Солдаты советского минометного батальона, включенные в боевые порядки 8-го пехотного полка, тащат свои «бутыли» на варшавский берег близ улицы Червоного Кшыжа, а поседевший в боях у Волги и Днепра старшина-сапер, спуская на Вислу амфибию, уцелевшую из 48 имевшихся в его батальоне, с невыразимой горечью бормочет: «Да разве так воюют? Разве так берут города?» Из них уже никто не вернется, кроме десятка-другого раненых, сражавшихся там, где теперь находится автомобильный «Блошиный рынок», под мостом Понятовского,  капитанов Барановского и Плейзера, командиров батальонов 8-го полка. А эту последнюю амфибию лишь спустя 15 лет землечерпалки извлекут со дна Вислы, чтобы поставить в музей.
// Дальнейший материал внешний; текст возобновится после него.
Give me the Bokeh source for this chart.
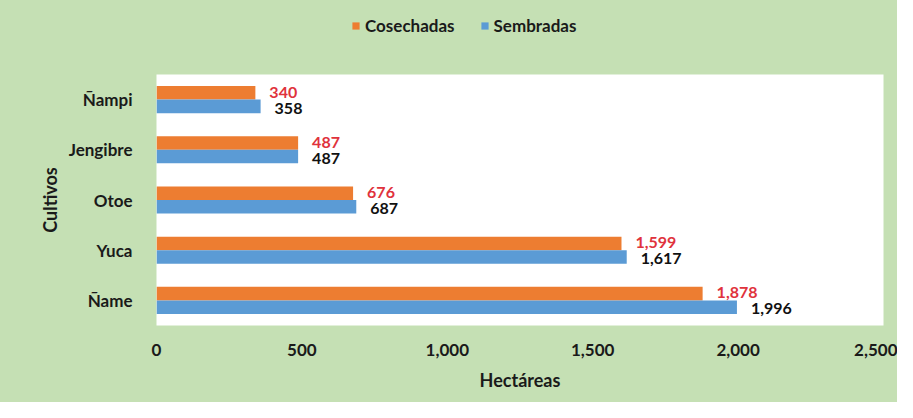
from bokeh.plotting import figure
from bokeh.layouts import column
from bokeh.models import ColumnDataSource, Legend, LegendItem, NumeralTickFormatter, LabelSet, FixedTicker
from bokeh.transform import dodge
from bokeh.core.properties import value
from bokeh.embed import file_html
from bokeh.resources import INLINE

# Data
cultivos = ["Ñame", "Yuca", "Otoe", "Jengibre", "Ñampi"]
cosechadas = [1878, 1599, 676, 487, 340]
sembradas = [1996, 1617, 687, 487, 358]
x_ticks = [0, 500, 1000, 1500, 2000, 2500]
series_names = ["Cosechadas", "Sembradas"]

FONT = "Lato"
ORANGE = "#ED7D31"
BLUE = "#5B9BD5"
GREEN = "#C5E0B4"
W = 897

src = ColumnDataSource(dict(
    cultivo=cultivos,
    cos=cosechadas,
    sem=sembradas,
    cos_lbl=[f"{v:,}" for v in cosechadas],
    sem_lbl=[f"{v:,}" for v in sembradas],
))

# ---- legend strip on top (its bars are hidden; only the legend shows) ----
lg = figure(width=W, height=74, x_range=(-10, -5), y_range=cultivos,
            output_backend="svg", toolbar_location=None, min_border=0)
lg.axis.visible = False
lg.grid.visible = False
lg.outline_line_color = None
lg.background_fill_color = GREEN
lg.border_fill_color = GREEN
lg.styles = {"background-color": GREEN}
lr_cos = lg.hbar(y="cultivo", right="cos", left=0, height=0.27, source=src, color=ORANGE, line_color=None)
lr_sem = lg.hbar(y="cultivo", right="sem", left=0, height=0.27, source=src, color=BLUE, line_color=None)
lr_cos.visible = False
lr_sem.visible = False
legend = Legend(items=[LegendItem(label=series_names[0], renderers=[lr_cos]),
                       LegendItem(label=series_names[1], renderers=[lr_sem])],
                orientation="horizontal", location=(195, 38),
                background_fill_alpha=0, border_line_color=None,
                label_text_font=FONT, label_text_font_style="bold", label_text_font_size="17px",
                label_text_color="#1a1a1a",
                glyph_width=9, glyph_height=9, spacing=25, label_standoff=5, padding=0, margin=0)
lg.add_layout(legend, "center")

# ---- main chart ----
p = figure(width=W, height=328, y_range=cultivos, x_range=(0, 2500),
           output_backend="svg", toolbar_location=None,
           min_border_left=156, min_border_right=14, min_border_top=0, min_border_bottom=77)

p.border_fill_color = GREEN
p.background_fill_color = "white"
p.outline_line_color = None
p.styles = {"background-color": GREEN}

p.hbar(y=dodge("cultivo", 0.135, range=p.y_range), right="cos", left=0, height=0.27,
       source=src, color=ORANGE, line_color=None)
p.hbar(y=dodge("cultivo", -0.135, range=p.y_range), right="sem", left=0, height=0.27,
       source=src, color=BLUE, line_color=None)

lab_cos = LabelSet(x="cos", y=dodge("cultivo", 0.15, range=p.y_range), text="cos_lbl", source=src,
                   x_offset=14, text_baseline="middle", text_color="#E0323C",
                   text_font=value(FONT), text_font_style="bold", text_font_size="16px")
lab_sem = LabelSet(x="sem", y=dodge("cultivo", -0.17, range=p.y_range), text="sem_lbl", source=src,
                   x_offset=14, text_baseline="middle", text_color="#111111",
                   text_font=value(FONT), text_font_style="bold", text_font_size="16px")
p.add_layout(lab_cos)
p.add_layout(lab_sem)

p.xgrid.grid_line_color = None
p.ygrid.grid_line_color = None

p.xaxis.ticker = FixedTicker(ticks=x_ticks)
p.xaxis.formatter = NumeralTickFormatter(format="0,0")
for ax in (p.xaxis[0], p.yaxis[0]):
    ax.axis_line_color = None
    ax.major_tick_line_color = None
    ax.minor_tick_line_color = None
    ax.major_label_text_font = FONT
    ax.major_label_text_font_style = "bold"
    ax.major_label_text_font_size = "17px"
    ax.major_label_text_color = "#1a1a1a"
    ax.axis_label_text_font = FONT
    ax.axis_label_text_font_style = "bold"
    ax.axis_label_text_font_size = "18px"
    ax.axis_label_text_color = "#1a1a1a"

p.xaxis.axis_label = "Hectáreas"
p.yaxis.axis_label = "Cultivos"
p.xaxis.major_label_standoff = 12
p.xaxis.axis_label_standoff = 10
p.yaxis.major_label_standoff = 18
p.yaxis.axis_label_standoff = 5

layout = column(lg, p, spacing=0)
layout.styles = {"background-color": GREEN}
html = file_html(layout, INLINE)
html = html.replace("<body>", '<body style="background-color: %s;">' % GREEN, 1)
open("out.html", "w").write(html)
Но в данный момент в подвалах горящих домов на плацдарме еще держатся тысячи людей, ожидая смерти, и истово молятся возле мигающих свечек перед иконами. Молясь за умирающих, они молятся сами за себя. Палуба корпуса прогулочного корабля «Байка» залита кровью собранных здесь раненых, а рядом на переправе дико воет обезумевшая от боли и ужаса женщина. На командном пункте 3-й дивизии от окуляров стереотрубы отходит командир дивизии генерал Галицкий Того, что он видит и знает, уже достаточно, хотя ему еще неизвестно, что его дивизия, не достигнув успеха, потеряла 2383 человека  25 процентов своего состава. А подпоручник Янина Блащак с автоматом в руках, в удушающих клубах сернистого дыма еще ведет своих хлопцев  лучших минометчиков дивизии  без боеприпасов, беспомощных, с одними только винтовками в последнюю контратаку.